##### DATASET EXCERPT

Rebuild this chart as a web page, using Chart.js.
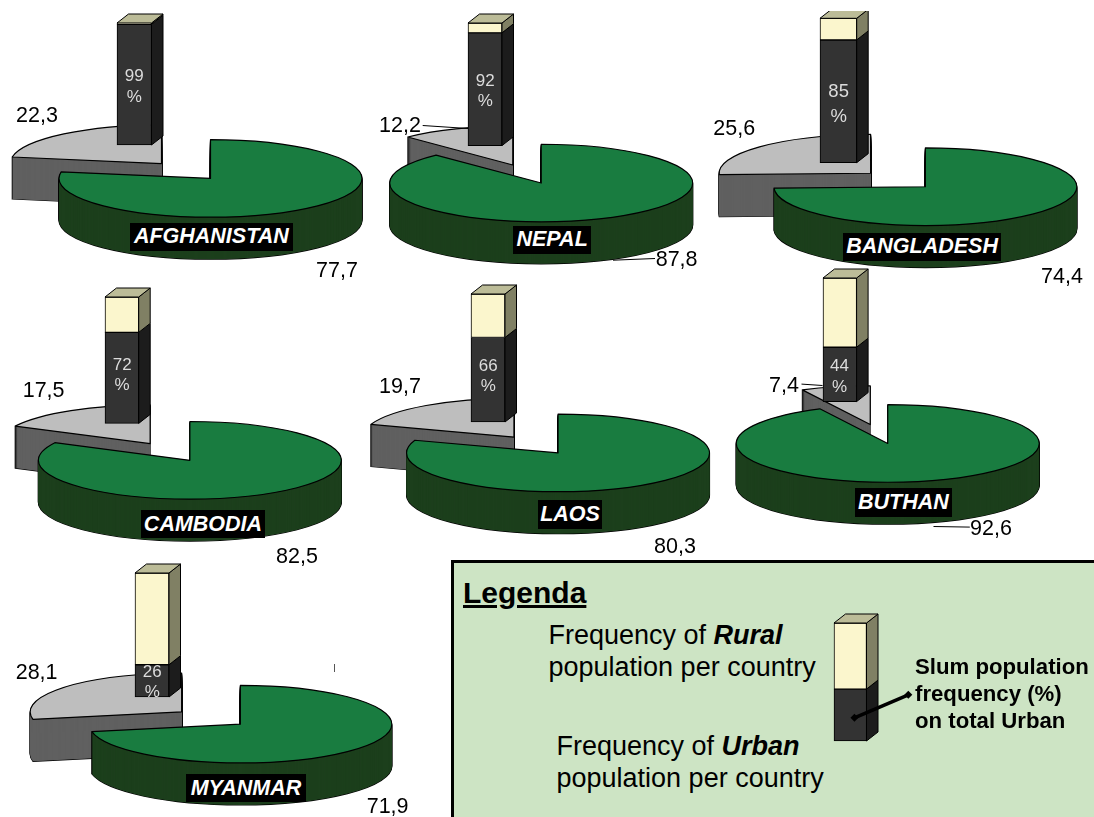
<!DOCTYPE html>
<html>
<head>
<meta charset="utf-8">
<title>Rural and urban population by country</title>
<script src="https://cdn.jsdelivr.net/npm/chart.js@4"></script>
<style>
  html, body { margin: 0; padding: 0; background: #fff; }
  #page { position: relative; width: 1094px; height: 817px; overflow: hidden; background: #fff;
          font-family: "Liberation Sans", Arial, sans-serif; color: #000; }
  #page canvas { position: absolute; }
  .txt { position: absolute; white-space: pre; line-height: 1; }
  .tag { position: absolute; display: flex; align-items: center; justify-content: center; background: #000;
         color: #fff; font-weight: bold; font-style: italic; font-size: 21.5px; white-space: pre; }
  #legendBox { position: absolute; left: 451px; top: 560px; width: 660px; height: 280px; background: #cde4c4;
               border-left: 3px solid #000; border-top: 3px solid #000; }
  #speck { position: absolute; left: 334px; top: 664px; width: 1px; height: 8px; background: #555; }
</style>
</head>
<body>
<div id="page"><div id="legendBox"></div><div id="speck"></div></div>
<script>
// Values per country
const countries = ["AFGHANISTAN", "NEPAL", "BANGLADESH", "CAMBODIA", "LAOS", "BUTHAN", "MYANMAR"];
const ruralPct = [77.7, 87.8, 74.4, 82.5, 80.3, 92.6, 71.9];
const urbanPct = [22.3, 12.2, 25.6, 17.5, 19.7, 7.4, 28.1];
const slumPct = [99, 92, 85, 72, 66, 44, 26];
const nonSlumPct = [1, 8, 15, 28, 34, 56, 74];
const legendSlumPct = [44];
const legendNonSlumPct = [56];

// Page placement, kept apart from the values
const pieCentres = [[186.2,170.5],[527,173.5],[897.5,180.3],[170.3,451.5],[536.2,445.3],[878.5,434.2],[211.4,718.3]];
const barBoxes = [ // left, top, width, height, headroom above the front face
  [117,23,34.5,122,11],[468.3,22.7,34,122.6,11],[820.3,18.3,36.7,144.4,7.3],[105.3,297.3,33.7,126.4,11],
  [471.3,294,34,128,11],[822.7,277.7,33.6,123.6,11],[135.3,573.3,34,124,11]];
const percentRows = [[75.5,96.7,17],[80.7,100,17],[91,115.7,18.5],[364,384.3,17],[365.7,385.7,17],[365.7,386,17],[671,691.7,17]];
const ruralLabelAt = [[316,277.7],[655.7,266.7],[1041,284.3],[276,564.3],[654,553.7],[970,535.7],[366.7,814]];
const urbanLabelAt = [[16,123.3],[379,133.3],[713.3,136],[22.7,398.3],[379,394],[769,393.3],[15.7,680]];
const tagBoxes = [[130,223,162.7,27.7],[513.3,226,77.7,27.7],[843.3,232.7,157.7,28],[141.3,510,123.4,28],
  [538,500,64,28.7],[855,488.3,96.7,28.4],[186,774,120,28.3]];
const leaderLines = [[],[[422.7,125,468,128],[655,258,613,259.7]],[],[],[],[[801,384.3,822,385.7],[969.3,527.3,933,526.7]],[]];

// Drawing constants
const tilt = 0.256, pieDepth = 42, pieRadius = 151.5, pieExplode = 38;
const pieW = 400, pieH = 240;
const topColors = ["#197c40", "#bebebe"], wallColors = ["#1c3f1c", "#606060"];
const sideDx = 11.5, sideDy = 9;
const darkFront = "#333333", darkSide = "#1c1c1c", creamFront = "#fbf6cd", creamSide = "#808064", creamTop = "#bcbc98";

const page = document.getElementById("page");

function addCanvas(left, top, w, h) {
  const c = document.createElement("canvas");
  c.width = w; c.height = h;
  c.style.left = left + "px"; c.style.top = top + "px";
  c.style.width = w + "px"; c.style.height = h + "px";
  page.appendChild(c);
  return c;
}

// Places text by its baseline; with line-height 1 the baseline sits 0.8465em below the box top
function addText(str, x, baseline, size, css) {
  const d = document.createElement("div");
  d.className = "txt";
  d.textContent = str;
  d.style.left = x + "px";
  d.style.top = (baseline - 0.8465 * size) + "px";
  d.style.fontSize = size + "px";
  if (css) Object.assign(d.style, css);
  page.appendChild(d);
  return d;
}

function wedgePath(ctx, cx, cy, a0, a1, r) {
  ctx.beginPath();
  ctx.moveTo(cx, cy);
  ctx.ellipse(cx, cy, r, r * tilt, 0, a0, a1);
  ctx.closePath();
}

// Renders each pie slice flattened and extruded, using the angles the pie controller computed
const tiltedPie = {
  id: "tiltedPie",
  beforeDatasetDraw(chart, args) {
    const ctx = chart.ctx;
    const arcs = args.meta.data;
    ctx.save();
    for (let i = arcs.length - 1; i >= 0; i--) {
      const arc = arcs[i];
      const p = arc.getProps(["x", "y", "startAngle", "endAngle", "outerRadius"], true);
      const off = arc.options.offset;
      const mid = (p.startAngle + p.endAngle) / 2;
      const cx = p.x + Math.cos(mid) * off;
      const cy = p.y + Math.sin(mid) * off * tilt;
      ctx.lineJoin = "round";
      ctx.strokeStyle = "#000";
      ctx.lineWidth = 1.2;
      for (let d = pieDepth; d > 0; d--) {
        wedgePath(ctx, cx, cy + d, p.startAngle, p.endAngle, p.outerRadius);
        ctx.stroke();
      }
      ctx.fillStyle = chart.data.datasets[0].wallColors[i];
      for (let d = pieDepth; d > 0; d--) {
        wedgePath(ctx, cx, cy + d, p.startAngle, p.endAngle, p.outerRadius);
        ctx.fill();
      }
      wedgePath(ctx, cx, cy, p.startAngle, p.endAngle, p.outerRadius);
      ctx.fillStyle = arc.options.backgroundColor;
      ctx.fill();
      ctx.stroke();
    }
    const o = chart.options.plugins.tiltedPie;
    ctx.lineWidth = 1;
    ctx.strokeStyle = "#000";
    (o.leaders || []).forEach(l => {
      ctx.beginPath();
      ctx.moveTo(l[0] - o.left, l[1] - o.top);
      ctx.lineTo(l[2] - o.left, l[3] - o.top);
      ctx.stroke();
    });
    ctx.restore();
    return false;
  }
};

// Adds the side and top faces to each stacked column
const boxBars = {
  id: "boxBars",
  afterDatasetsDraw(chart) {
    const ctx = chart.ctx;
    const sides = [darkSide, creamSide];
    ctx.save();
    ctx.strokeStyle = "#000";
    ctx.lineWidth = 1;
    ctx.lineJoin = "round";
    let top = null;
    chart.data.datasets.forEach((ds, di) => {
      const el = chart.getDatasetMeta(di).data[0];
      const b = el.getProps(["x", "y", "base", "width"], true);
      const right = b.x + b.width / 2, left = b.x - b.width / 2;
      ctx.beginPath();
      ctx.moveTo(right, b.y);
      ctx.lineTo(right + sideDx, b.y - sideDy);
      ctx.lineTo(right + sideDx, b.base - sideDy);
      ctx.lineTo(right, b.base);
      ctx.closePath();
      ctx.fillStyle = sides[di];
      ctx.fill();
      ctx.stroke();
      top = { left, right, y: b.y };
    });
    ctx.beginPath();
    ctx.moveTo(top.left, top.y);
    ctx.lineTo(top.left + sideDx, top.y - sideDy);
    ctx.lineTo(top.right + sideDx, top.y - sideDy);
    ctx.lineTo(top.right, top.y);
    ctx.closePath();
    ctx.fillStyle = creamTop;
    ctx.fill();
    ctx.stroke();
    const arrow = chart.options.plugins.boxBars.arrow;
    if (arrow) {
      const a = chart.canvas.getBoundingClientRect();
      const x0 = arrow[0] - a.left, y0 = arrow[1] - a.top, x1 = arrow[2] - a.left, y1 = arrow[3] - a.top;
      ctx.lineWidth = 3.5;
      ctx.beginPath();
      ctx.moveTo(x0, y0);
      ctx.lineTo(x1, y1);
      ctx.stroke();
      ctx.fillStyle = "#000";
      [[x0, y0], [x1, y1]].forEach(q => {
        ctx.beginPath();
        ctx.moveTo(q[0] - 4, q[1]);
        ctx.lineTo(q[0], q[1] - 4);
        ctx.lineTo(q[0] + 4, q[1]);
        ctx.lineTo(q[0], q[1] + 4);
        ctx.closePath();
        ctx.fill();
      });
    }
    ctx.restore();
  }
};

function drawPie(i) {
  const [cx, cy] = pieCentres[i];
  const left = cx - pieW / 2, top = cy - pieH / 2;
  const canvas = addCanvas(left, top, pieW, pieH);
  new Chart(canvas, {
    type: "pie",
    plugins: [tiltedPie],
    data: {
      labels: ["Rural", "Urban"],
      datasets: [{
        data: [ruralPct[i], urbanPct[i]],
        backgroundColor: topColors,
        wallColors: wallColors,
        borderWidth: 0,
        offset: pieExplode,
        radius: pieRadius
      }]
    },
    options: {
      responsive: false,
      animation: false,
      layout: { padding: 0 },
      plugins: {
        legend: { display: false },
        tooltip: { enabled: false },
        tiltedPie: { leaders: leaderLines[i], left, top }
      }
    }
  });
}

function drawBar(label, slum, other, box, extra) {
  const [left, top, w, h, head] = box;
  const padR = extra ? extra.padRight : 14, padB = 3, padL = 2;
  const canvasLeft = left - padL, canvasTop = top - head;
  const canvas = addCanvas(canvasLeft, canvasTop, Math.ceil(w + padL + padR), Math.ceil(h + head + padB));
  new Chart(canvas, {
    type: "bar",
    plugins: [boxBars],
    data: {
      labels: [label],
      datasets: [
        { label: "Slum", data: [slum], backgroundColor: darkFront, borderColor: "#000", borderWidth: 1, borderSkipped: false, barThickness: w, clip: false },
        { label: "Other", data: [other], backgroundColor: creamFront, borderColor: "#000", borderWidth: 1, borderSkipped: false, barThickness: w, clip: false }
      ]
    },
    options: {
      responsive: false,
      animation: false,
      layout: { padding: { left: padL, top: head, right: canvas.width - w - padL, bottom: canvas.height - h - head } },
      scales: {
        x: { display: false, stacked: true },
        y: { display: false, stacked: true, min: 0, max: 100 }
      },
      plugins: {
        legend: { display: false },
        tooltip: { enabled: false },
        boxBars: { arrow: extra ? extra.arrow : null }
      }
    }
  });
}

countries.forEach((name, i) => drawPie(i));
countries.forEach((name, i) => drawBar(name, slumPct[i], nonSlumPct[i], barBoxes[i]));

// Value labels, country tags and the percentage inside each column
countries.forEach((name, i) => {
  addText(ruralPct[i].toFixed(1).replace(".", ","), ruralLabelAt[i][0], ruralLabelAt[i][1], 21.5);
  addText(urbanPct[i].toFixed(1).replace(".", ","), urbanLabelAt[i][0], urbanLabelAt[i][1], 21.5);

  const [l, t, w, h] = tagBoxes[i];
  const tag = document.createElement("div");
  tag.className = "tag";
  tag.textContent = name;
  Object.assign(tag.style, { left: l + "px", top: t + "px", width: w + "px", height: h + "px" });
  page.appendChild(tag);

  const [y1, y2, size] = percentRows[i];
  const centre = barBoxes[i][0] + barBoxes[i][2] / 2;
  [[String(slumPct[i]), y1], ["%", y2]].forEach(([s, y]) => {
    addText(s, centre - 20, y + size * 0.36, size, { width: "40px", textAlign: "center", color: "#dcdcdc" });
  });
});

// Legend
drawBar("Legend", legendSlumPct[0], legendNonSlumPct[0], [834.2, 622.7, 32.5, 118, 11],
        { padRight: 85, arrow: [854.6, 717.5, 908.5, 694.5] });
addText("Legenda", 463, 603.5, 30, { fontWeight: "bold", textDecoration: "underline" });

function legendLine(parts, x, baseline) {
  const d = addText("", x, baseline, 27);
  parts.forEach(([s, emphasised]) => {
    const span = document.createElement("span");
    span.textContent = s;
    if (emphasised) { span.style.fontWeight = "bold"; span.style.fontStyle = "italic"; }
    d.appendChild(span);
  });
}
legendLine([["Frequency of ", false], ["Rural", true]], 548.5, 645);
legendLine([["population per country", false]], 548.5, 677);
legendLine([["Frequency of ", false], ["Urban", true]], 556.5, 755.5);
legendLine([["population per country", false]], 556.5, 788);
addText("Slum population", 915, 675, 22.2, { fontWeight: "bold" });
addText("frequency (%)", 915, 702, 22.2, { fontWeight: "bold" });
addText("on total Urban", 915, 729, 22.2, { fontWeight: "bold" });
</script>
</body>
</html>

##########

WHAT TO PRODUCE: Repeat, exactly and in full, each line from the start of the data to the line that contains "const legendNonSlumPct = [56];". Pictures do not go in.

TASK SOLUTION:
Rebuild this chart as a web page, using Chart.js.
<!DOCTYPE html>
<html>
<head>
<meta charset="utf-8">
<title>Rural and urban population by country</title>
<script src="https://cdn.jsdelivr.net/npm/chart.js@4"></script>
<style>
  html, body { margin: 0; padding: 0; background: #fff; }
  #page { position: relative; width: 1094px; height: 817px; overflow: hidden; background: #fff;
          font-family: "Liberation Sans", Arial, sans-serif; color: #000; }
  #page canvas { position: absolute; }
  .txt { position: absolute; white-space: pre; line-height: 1; }
  .tag { position: absolute; display: flex; align-items: center; justify-content: center; background: #000;
         color: #fff; font-weight: bold; font-style: italic; font-size: 21.5px; white-space: pre; }
  #legendBox { position: absolute; left: 451px; top: 560px; width: 660px; height: 280px; background: #cde4c4;
               border-left: 3px solid #000; border-top: 3px solid #000; }
  #speck { position: absolute; left: 334px; top: 664px; width: 1px; height: 8px; background: #555; }
</style>
</head>
<body>
<div id="page"><div id="legendBox"></div><div id="speck"></div></div>
<script>
// Values per country
const countries = ["AFGHANISTAN", "NEPAL", "BANGLADESH", "CAMBODIA", "LAOS", "BUTHAN", "MYANMAR"];
const ruralPct = [77.7, 87.8, 74.4, 82.5, 80.3, 92.6, 71.9];
const urbanPct = [22.3, 12.2, 25.6, 17.5, 19.7, 7.4, 28.1];
const slumPct = [99, 92, 85, 72, 66, 44, 26];
const nonSlumPct = [1, 8, 15, 28, 34, 56, 74];
const legendSlumPct = [44];
const legendNonSlumPct = [56];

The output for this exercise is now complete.